The Sisters, Servants of the Immaculate Heart of Mary were founded at Monroe, Michigan, U.S.A. on 28 November 1845 by the Rev. Louis Gillet, C.SS.R., for the work of teaching. In 1856 an independent mother-house was established at Villa Maria, Westchester County, Pennsylvania, and later a third at Scranton, Pennsylvania. The congregation took charge of academies, normal schools, parochial schools and asylums in eleven dioceses, and number about 1200 sisters.
The Missionary Sons of the Immaculate Heart of Mary or Claretians were founded at Vic, Catalonia, in 1848, by Saint Anthony Mary Claret (d. 1870). They took charge of a mission on Fernando Po, and stations at Corisco and Annobón in Western Africa.
The Congregation of the Immaculate Heart of Mary, also called the Congregation of Scheutveld, was founded in 1862 by Theophiel Verbist (d. 1865), a former military chaplain, for mission work, especially in China.

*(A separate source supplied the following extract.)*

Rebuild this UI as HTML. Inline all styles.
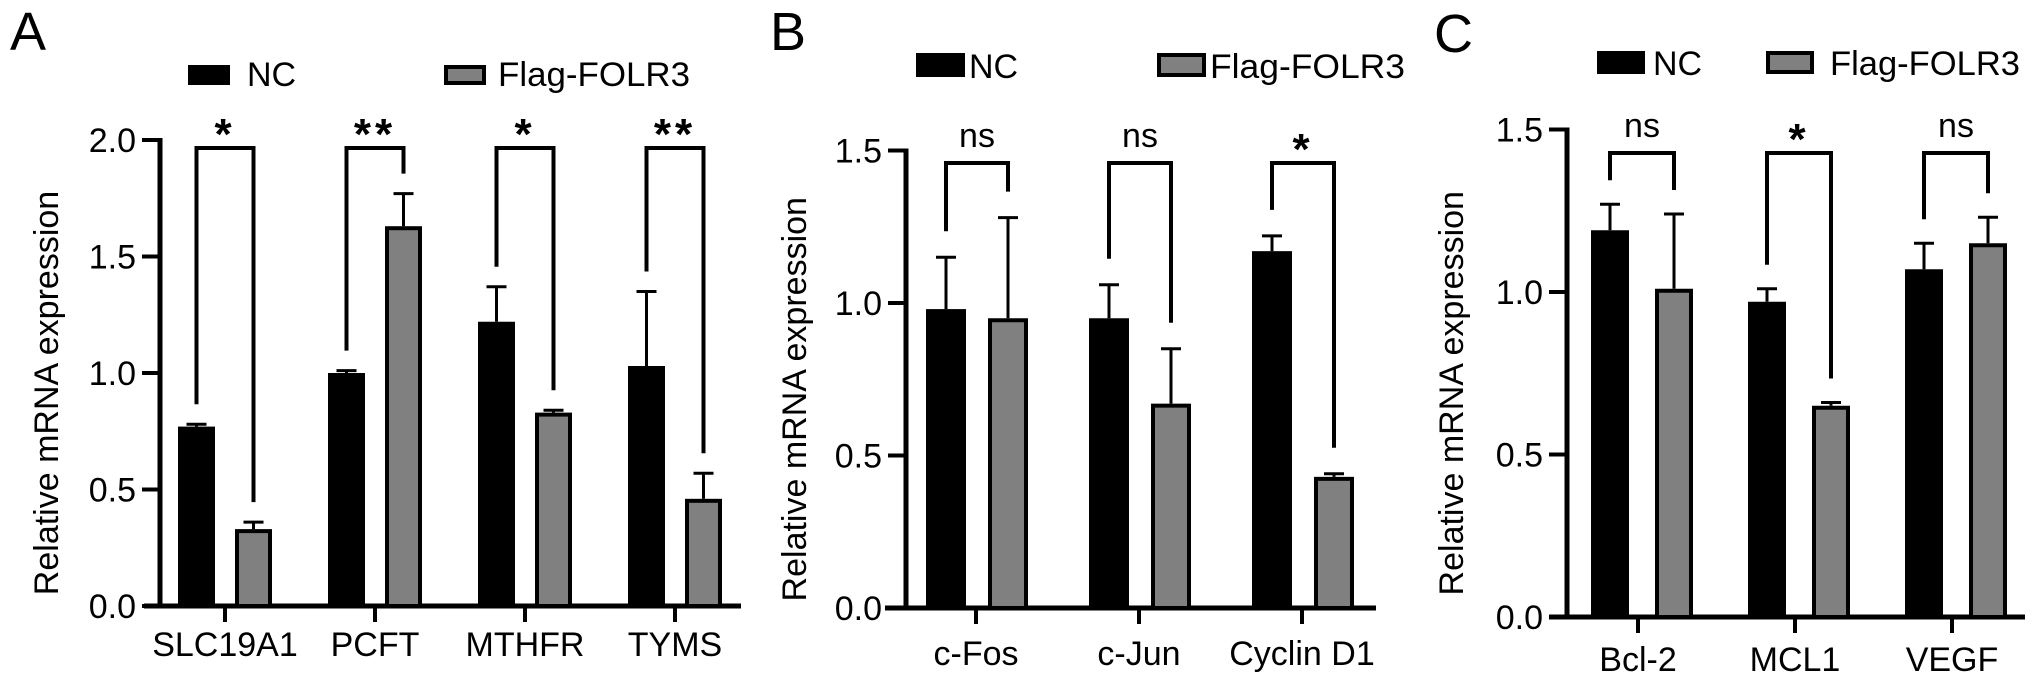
<!DOCTYPE html>
<html><head><meta charset="utf-8"><style>
html,body{margin:0;padding:0;background:#fff;}
svg{display:block;font-family:"Liberation Sans",Arial,sans-serif;}
</style></head><body>
<svg id="fig" width="2032" height="686" viewBox="0 0 2032 686" xmlns="http://www.w3.org/2000/svg">
<rect width="2032" height="686" fill="#fff"/>
</svg>
<script>
// ---- Panel A data ----
const catsA = ["SLC19A1","PCFT","MTHFR","TYMS"];
const ncA = [0.77, 1.00, 1.22, 1.03];
const ncErrA = [0.01, 0.01, 0.15, 0.32];
const grA = [0.33, 1.63, 0.83, 0.46];
const grErrA = [0.03, 0.14, 0.01, 0.11];
const sigA = ["*","**","*","**"];
const ticksA = [0, 0.5, 1.0, 1.5, 2.0];
const tickLabelsA = ["0.0","0.5","1.0","1.5","2.0"];
// ---- Panel B data ----
const catsB = ["c-Fos","c-Jun","Cyclin D1"];
const ncB = [0.98, 0.95, 1.17];
const ncErrB = [0.17, 0.11, 0.05];
const grB = [0.95, 0.67, 0.43];
const grErrB = [0.33, 0.18, 0.01];
const sigB = ["ns","ns","*"];
const ticksB = [0, 0.5, 1.0, 1.5];
const tickLabelsB = ["0.0","0.5","1.0","1.5"];
// ---- Panel C data ----
const catsC = ["Bcl-2","MCL1","VEGF"];
const ncC = [1.19, 0.97, 1.07];
const ncErrC = [0.08, 0.04, 0.08];
const grC = [1.01, 0.65, 1.15];
const grErrC = [0.23, 0.01, 0.08];
const sigC = ["ns","*","ns"];
const ticksC = [0, 0.5, 1.0, 1.5];
const tickLabelsC = ["0.0","0.5","1.0","1.5"];

const NS = "http://www.w3.org/2000/svg";
const svg = document.getElementById("fig");
function mk(tag, attrs, parent, text){
  const e = document.createElementNS(NS, tag);
  for (const k in attrs) e.setAttribute(k, attrs[k]);
  if (text !== undefined) e.textContent = text;
  (parent||svg).appendChild(e);
  return e;
}

function panel(cfg, cats, nc, ncErr, gr, grErr, sig, ticks, tickLabels){
  const g = mk("g", {});
  
  
  const y = v => cfg.y0 - v * cfg.ppu;
  const cx = i => cfg.c0 + i * cfg.step;
  // letter
  const L = mk("text", {x: cfg.letterX, y: cfg.letterY, "font-size": 54, fill: "#000"}, g, cfg.letter);
  
  
  // legend
  const lg = mk("g", {}, g);
  
  
  const b1 = mk("rect", {x: cfg.lg[0], y: cfg.lgY, width: cfg.lgW, height: cfg.lgH, fill: "#000"}, lg);
  
  
  const t1 = mk("text", {x: cfg.lg[1], y: cfg.lgY + cfg.lgH + 1, "font-size": 34}, lg, "NC");
  
  
  const b2 = mk("rect", {x: cfg.lg[2] + 2, y: cfg.lgY + 2, width: cfg.lgW - 4, height: cfg.lgH - 4, fill: "#808080", stroke: "#000", "stroke-width": 4}, lg);
  
  
  const t2 = mk("text", {x: cfg.lg[3], y: cfg.lgY + cfg.lgH + 1, "font-size": 34, textLength: cfg.lgTL, lengthAdjust: "spacingAndGlyphs"}, lg, "Flag-FOLR3");
  
  
  // y-axis
  const ya = mk("line", {x1: cfg.ax, y1: y(ticks[ticks.length-1]) - 2, x2: cfg.ax, y2: cfg.y0 + 2, stroke: "#000", "stroke-width": 5}, g);
  
  
  ticks.forEach((t, i) => {
    const tl = mk("line", {x1: cfg.ax - 18, y1: y(t), x2: cfg.ax, y2: y(t), stroke: "#000", "stroke-width": 4}, g);
    
    
    const tx = mk("text", {x: cfg.ax - 24, y: y(t) + 12, "font-size": 34, "text-anchor": "end"}, g, tickLabels[i]);
    
    
  });
  const yt = mk("text", {x: 0, y: 0, "font-size": 34, "text-anchor": "middle", transform: `translate(${cfg.titleX},${(cfg.y0 + y(ticks[ticks.length-1]))/2 + 20}) rotate(-90)`}, g, "Relative mRNA expression");
  
  
  // x-axis
  const xa = mk("line", {x1: cfg.xs, y1: cfg.y0, x2: cfg.xe, y2: cfg.y0, stroke: "#000", "stroke-width": 5}, g);
  
  
  cats.forEach((c, i) => {
    const c0 = cx(i);
    const tk = mk("line", {x1: c0, y1: cfg.y0, x2: c0, y2: cfg.y0 + 16, stroke: "#000", "stroke-width": 4}, g);
    
    
    const lb = mk("text", {x: c0, y: cfg.labY, "font-size": 34, "text-anchor": "middle"}, g, c);
    
    
    // NC bar
    const nx = c0 + cfg.ncOff;
    const ncTop = y(nc[i]);
    const eN = mk("line", {x1: nx + cfg.bw/2, y1: y(nc[i] + ncErr[i]), x2: nx + cfg.bw/2, y2: ncTop, stroke: "#000", "stroke-width": 3}, g);
    
    
    const cN = mk("line", {x1: nx + cfg.bw/2 - 10, y1: y(nc[i] + ncErr[i]), x2: nx + cfg.bw/2 + 10, y2: y(nc[i] + ncErr[i]), stroke: "#000", "stroke-width": 3}, g);
    
    
    const bN = mk("rect", {x: nx, y: ncTop, width: cfg.bw, height: cfg.y0 - ncTop, fill: "#000"}, g);
    
    
    // Flag bar
    const gx = c0 + cfg.grOff;
    const grTop = y(gr[i]);
    const eG = mk("line", {x1: gx + cfg.bw/2, y1: y(gr[i] + grErr[i]), x2: gx + cfg.bw/2, y2: grTop, stroke: "#000", "stroke-width": 3}, g);
    
    
    const cG = mk("line", {x1: gx + cfg.bw/2 - 10, y1: y(gr[i] + grErr[i]), x2: gx + cfg.bw/2 + 10, y2: y(gr[i] + grErr[i]), stroke: "#000", "stroke-width": 3}, g);
    
    
    const bG = mk("rect", {x: gx + 2, y: grTop + 2, width: cfg.bw - 4, height: cfg.y0 - grTop - 2, fill: "#808080", stroke: "#000", "stroke-width": 4}, g);
    
    
    // bracket
    const lx = nx + cfg.bw/2, rx = gx + cfg.bw/2;
    const lBot = y(nc[i] + ncErr[i]) - cfg.gap, rBot = y(gr[i] + grErr[i]) - cfg.gap;
    const br = mk("path", {d: `M${lx},${lBot} L${lx},${cfg.brY} L${rx},${cfg.brY} L${rx},${rBot}`, fill: "none", stroke: "#000", "stroke-width": 4}, g);
    
    
    const isStar = sig[i] !== "ns";
    const st = mk("text", {x: (lx + rx)/2, y: isStar ? cfg.brY + 1 : cfg.brY - 16, "font-size": isStar ? 44 : 34, "font-weight": isStar ? "bold" : "normal", "text-anchor": "middle", "letter-spacing": isStar ? 4 : 0}, g, sig[i]);
    
    
  });
}

panel({id:"a", letter:"A", letterX:10, letterY:50, lg:[188,247,444,498], lgY:65, lgW:42, lgH:20, lgTL:192,
  ax:160, y0:606, ppu:233, c0:225, step:150, bw:37, ncOff:-47, grOff:10, xs:144, xe:741, brY:148, gap:20, labY:656, titleX:58},
  catsA, ncA, ncErrA, grA, grErrA, sigA, ticksA, tickLabelsA);
panel({id:"b", letter:"B", letterX:770, letterY:50, lg:[916,969,1157,1210], lgY:53, lgW:49, lgH:24, lgTL:195,
  ax:906, y0:608, ppu:305, c0:976, step:163, bw:40, ncOff:-50, grOff:12, xs:885, xe:1376, brY:163, gap:26, labY:665, titleX:806},
  catsB, ncB, ncErrB, grB, grErrB, sigB, ticksB, tickLabelsB);
panel({id:"c", letter:"C", letterX:1434, letterY:52, lg:[1597,1653,1766,1830], lgY:51, lgW:48, lgH:23, lgTL:190,
  ax:1567, y0:617, ppu:325, c0:1638, step:157, bw:38, ncOff:-47, grOff:17, xs:1549, xe:2025, brY:153, gap:24, labY:671, titleX:1463},
  catsC, ncC, ncErrC, grC, grErrC, sigC, ticksC, tickLabelsC);
</script>
</body></html>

The congregation in the early 20th century numbered over 300 members in charge of the Vicariates Apostolic of Central, Eastern and South-Western Mongolia, and in China the Vicariate of Northern Kan-su and the Prefecture Apostolic of Southern Kan-su, where in all about 155 Fathers have charge of about 51,600 Catholics, 20,000 catechumens, 250 churches and chapels, and 263 schools, with an attendance of 6000; in Africa, in the Vicariate Apostolic of Belgian Congo and the Prefecture Apostolic of Upper Kassai, 52 priests and 20 lay brothers are over about 15,000 Catholics, 29,300 catechumens, 38 churches and chapels and 28 schools, attended by 2300 children.
The  were founded at Vienna, in 1843, by Barbara Maix (d. 1873), and in 1848 established in Brazil, where, in addition to the mother-house at Porto Alegre, they have institutions elsewhere, chiefly orphan asylums.
The Sisters of the Sacred Heart of Mary were founded in 1848 by Jean Gailhac at Béziers in the Diocese of Montpellier, for the work of teaching and the care of orphans. They were approved by Pius IX and Leo XIII and started institutions in Ireland, England, Portugal and the United States.